To get some expertise, Vox sat down with Deborah King, who has studied the biomechanics of single, double and triple axels in figure skating.
"They need to generate the vertical velocity, but they also need to generate their angular momentum, or their rotational momentum for the jump, and that's all gotta happen during the approach up to the takeoff," she explained to Vox.
Unlike other jumps that require skaters to push off the toe, a triple axel requires that skaters push off the outer edge of their skates. The forward momentum gives them more air. And, the more time you have in the air, the more time you have to spin. In other words, higher jumps are better.

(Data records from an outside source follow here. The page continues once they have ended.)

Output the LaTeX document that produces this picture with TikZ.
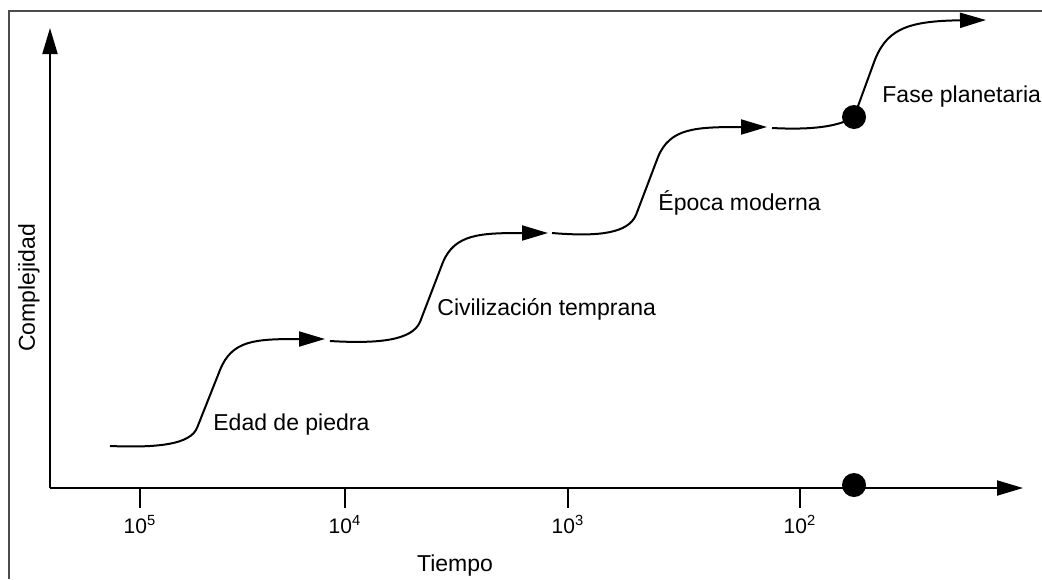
\documentclass[tikz,border=0pt]{standalone}
\usepackage{fontspec}
\setmainfont{Liberation Sans}
\usepackage{tikz}
\usetikzlibrary{arrows.meta, positioning, calc}
\tikzstyle{arrow} = [line width=1pt, -{Triangle[length=13pt, width=7.5pt]}]

\begin{document}
\begin{tikzpicture}[
	x=0.5pt, y=-0.5pt,
	every node/.style={font=\fontsize{11.5}{13}\selectfont},
	frame/.style={line width=1pt, draw=black!70},
	tickmark/.style={line width=1pt},
	curve/.style={line width=1pt},
	dot/.style={circle, fill=black, inner sep=0pt, minimum size=12pt},
	phase/.style={anchor=base west, inner sep=0pt},
	ticklabel/.style={anchor=base, inner sep=0pt, font=\fontsize{10.5}{12}\selectfont}
]
\useasboundingbox (0,0) rectangle (1042,579);

% Frame
\draw[frame] (9,579) -- (9,11) -- (1042,11);

% Axes
\coordinate (origin) at (50,488);
\coordinate (yTip) at (50,28);
\coordinate (xTip) at (1023,488);
\draw[arrow] (origin) -- (yTip);
\draw[arrow] (origin) -- (xTip);
\foreach \x/\e in {140/5, 345/4, 568/3, 800/2} {
	\draw[tickmark] (\x,488) -- (\x,508);
	\node[ticklabel] (tick\e) at (\x,533) {10\textsuperscript{\e}};
}
\node (tiempo) at (455,566) {Tiempo};
\node[rotate=90] (complejidad) at (29,288) {Complejidad};

% Dots
\node[dot] (dotAxis) at (854,485) {};
\node[dot] (dotCurve) at (854,117) {};

% Growth curve
\coordinate (s1) at (110,446);
\coordinate (e1) at (325,339);
\coordinate (s2) at (330,341);
\coordinate (e2) at (548,233);
\coordinate (s3) at (552,233);
\coordinate (e3) at (767,127);
\coordinate (s4) at (772,128);
\coordinate (e4) at (986,20);
\draw[arrow] (s1) .. controls (160,448) and (190,444) .. (197,428) -- (220,370)
	.. controls (232,340) and (255,339) .. (e1);
\draw[arrow] (s2) .. controls (380,344) and (412,340) .. (420,322) -- (443,262)
	.. controls (455,234) and (480,233) .. (e2);
\draw[arrow] (s3) .. controls (600,237) and (628,233) .. (636,215) -- (658,157)
	.. controls (670,128) and (695,127) .. (e3);
\draw[curve] (s4) .. controls (810,130) and (838,127) .. (dotCurve.center);
\draw[arrow] (dotCurve.center) -- (873,65) .. controls (885,30) and (905,21) .. (e4);

% Phase labels
\node[phase] (piedra) at (213,430) {Edad de piedra};
\node[phase] (civilizacion) at (437,315) {Civilización temprana};
\node[phase] (moderna) at (658,210) {Época moderna};
\node[phase] (planetaria) at (882,102) {Fase planetaria};

\end{tikzpicture}
\end{document}
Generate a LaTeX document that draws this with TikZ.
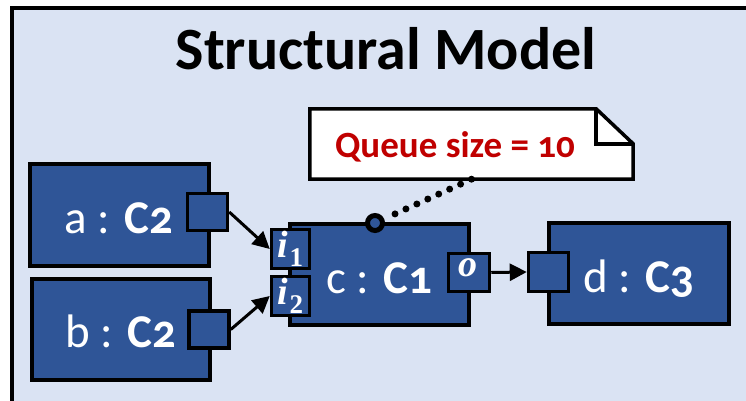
\documentclass[tikz,border=0pt]{standalone}
\usepackage{fontspec}
\setmainfont{Carlito}[Numbers=OldStyle]
\newfontfamily\portfont{Liberation Serif}
\usetikzlibrary{arrows.meta,calc}

\definecolor{panelbg}{HTML}{DAE3F3}
\definecolor{partblue}{HTML}{2F5597}
\definecolor{notered}{HTML}{C00000}

\newcommand{\portname}[2]{{\portfont\bfseries\itshape #1\kern0.03em\raisebox{-0.24em}{\fontsize{27}{28}\selectfont\upshape #2}}}

\tikzset{
  part/.style={draw=black, line width=4pt, fill=partblue, inner sep=0pt},
  portbox/.style={draw=black, line width=3.5pt, fill=partblue, inner sep=0pt,
    minimum width=38pt, minimum height=37pt, text=white,
    font=\fontsize{38}{40}\selectfont},
  partlabel/.style={anchor=base, text=white, inner sep=0pt,
    font=\fontsize{47}{50}\selectfont},
  link/.style={line width=3pt, -{Triangle[length=17pt,width=17pt]}},
  qdots/.style={line width=7pt, line cap=round, dash pattern=on 0pt off 12pt},
}

\begin{document}
\begin{tikzpicture}[x=1pt,y=-1pt]
\useasboundingbox (0,0) rectangle (746,401);
\clip (0,0) rectangle (746,401);

% panel
\draw[line width=4.5pt, fill=panelbg] (12,8) rectangle (770,420);
\node[anchor=base, inner sep=0pt, font=\fontsize{60}{64}\selectfont\bfseries] (title)
  at (386,70) {Structural Model};

% parts
\node[part, minimum width=179pt, minimum height=102pt] (a) at (119,214.5) {};
\node[part, minimum width=178pt, minimum height=101pt] (b) at (120.5,329) {};
\node[part, minimum width=179pt, minimum height=101pt] (c) at (379,274) {};
\node[part, minimum width=180pt, minimum height=101pt] (d) at (638.5,273) {};

\node[partlabel] (la) at (119,233) {a : \textbf{C2}};
\node[partlabel] (lb) at (120.5,347) {b : \textbf{C2}};
\node[partlabel] (lc) at (379,293) {c : \textbf{C1}};
\node[partlabel] (ld) at (638.5,292) {d : \textbf{C3}};

% ports
\node[portbox, minimum width=40pt] (pa) at (207.5,212) {};
\node[portbox, minimum width=40pt] (pb) at (209,329.5) {};
\node[portbox, minimum height=39pt] (i1) at (290.5,249) {\portname{i}{1}};
\node[portbox, minimum height=39pt] (i2) at (290.5,296) {\portname{i}{2}};
\node[portbox, minimum width=41pt, minimum height=38pt] (o) at (469,272.5) {\portname{o}{}};
\node[portbox, minimum width=40pt, minimum height=39pt] (pd) at (548.5,272) {};

% connectors
\draw[link] (pa.east) -- (i1.west);
\draw[link] (pb.east) -- (i2.west);
\draw[link] (o.east) -- (pd.west);

% note with folded corner
\node[inner sep=0pt, minimum width=323pt, minimum height=70pt] (note) at (471.5,144) {};
\draw[line width=3.5pt, line join=miter, fill=white]
  (note.south west) -- (note.north west) -- ($(note.north east)+(-37,0)$)
  -- ($(note.north east)+(0,35)$) -- (note.south east) -- cycle;
\draw[line width=3.5pt, line join=miter]
  ($(note.north east)+(-37,0)$) -- ($(note.north east)+(-37,35)$) -- ($(note.north east)+(0,35)$);
\node[anchor=base, inner sep=0pt, text=notered, font=\fontsize{37}{40}\selectfont\bfseries]
  (qtext) at (455,157) {Queue size = 10};

% attachment of the note to part c
\node[circle, draw=black, line width=5pt, fill=partblue, minimum size=15pt, inner sep=0pt]
  (qc) at (375,223) {};
\draw[qdots] (note.south) -- (qc);
\end{tikzpicture}
\end{document}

To complete a triple axel once in the air, a skater needs to spin - and fast. Some of that spin comes from the push off, but most of it comes from the skater's own body once they are airborne.
Strangely enough, when you look at the data, the triple axel jump length is actually shorter than the double axel jump. But it actually makes sense, because all of that extra energy is going into rotation instead of distance. So, for instance, when Tonya Harding leapt into the air way back in 1991, she had to pull her body into a spin as quickly as possible.
Biomechanics aside, the triple axel is at its heart a physics problem.
"In terms of body position, you don't want your elbows sticking out, you don't want your arms right out in front of you, you don't want your knees sticking out, you should look as close as you can to a pencil," said King.
But landing a jump after 3 and a half spins, with such high speed of rotation, is no easy matter. To land on the ball of the opposite foot, skaters have to compensate for a huge rotational velocity, all while trying to look good.
The more physics you learn about the triple axel, the more impressive it gets.